Conferences provide us time to share information and ideas with a common goal of improving your child’s learning experience. November marks the first quarter of the year and is also for scheduled Parent-Teacher conferences. During our time together, we will review the report card, talk about kindergarten reading and writing and discuss your child’s strengths and, if any, concerns.
We begin the conference with your child’s assessments. Here you will see growth your child has made thus far. Results are used to evaluate standards on the report card (See report card link under my picture). The report card summarizes significant aspects of your child’s progress. When you look at the top of the form, you’ll notice marks (“+” at or above, ? approaching, - below grade level) used to evaluate your child. First, I look at whether they are on grade level in each major academic area. I also evaluate effort. Is a child putting forth minimum, satisfactory or extra effort at school. At the bottom is a space for a comment, which I use to reflect on personal observations regarding your child’s progress.
Next is my favorite subject: Reading and writing. Your child has also increased in their reading ability. From sounding out letters to sounding out words, go to (See “Reading Levels” on left hand side) to see your child’s present reading skills and ideas to help him/her advance to the next level. Writing is such a valuable way to express oneself. We have been writing every day, but once a week we write in our journals. You must see the journals. Even in this short time span, you will see a new comfort level in your child attempts at sounding out words, using punctuation and responding to assigned topics.
Your child’s strengths are another topic we will cover. Don’t forget to have me answer your concerns. We can schedule more time if needed.
As we bring the conference to a close, we will review our discussion and decisions. I am looking forward to meeting with you and building a stronger connection between home and school.

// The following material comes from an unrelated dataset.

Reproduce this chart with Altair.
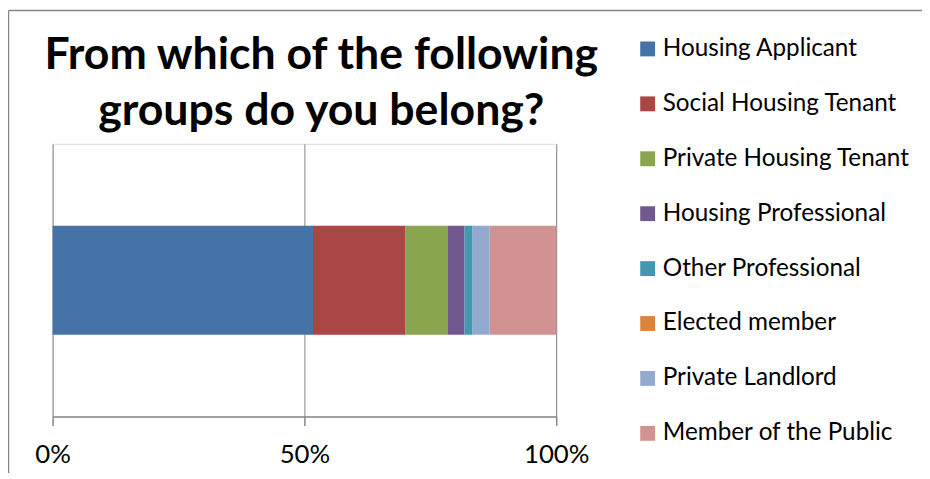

Reading can be Fun and Rewarding too
Kindergarten: ‘My Reading List’ is part of a program to encourage reading at home as well as school. Anytime a book is read between parent and child, write down the title on the reading log. Once the log if filled up (15 books), return it to school. Your child will receive a charm to add to an ongoing necklace. When the necklace has five book charms on it, a child can take it home and a new necklace is started.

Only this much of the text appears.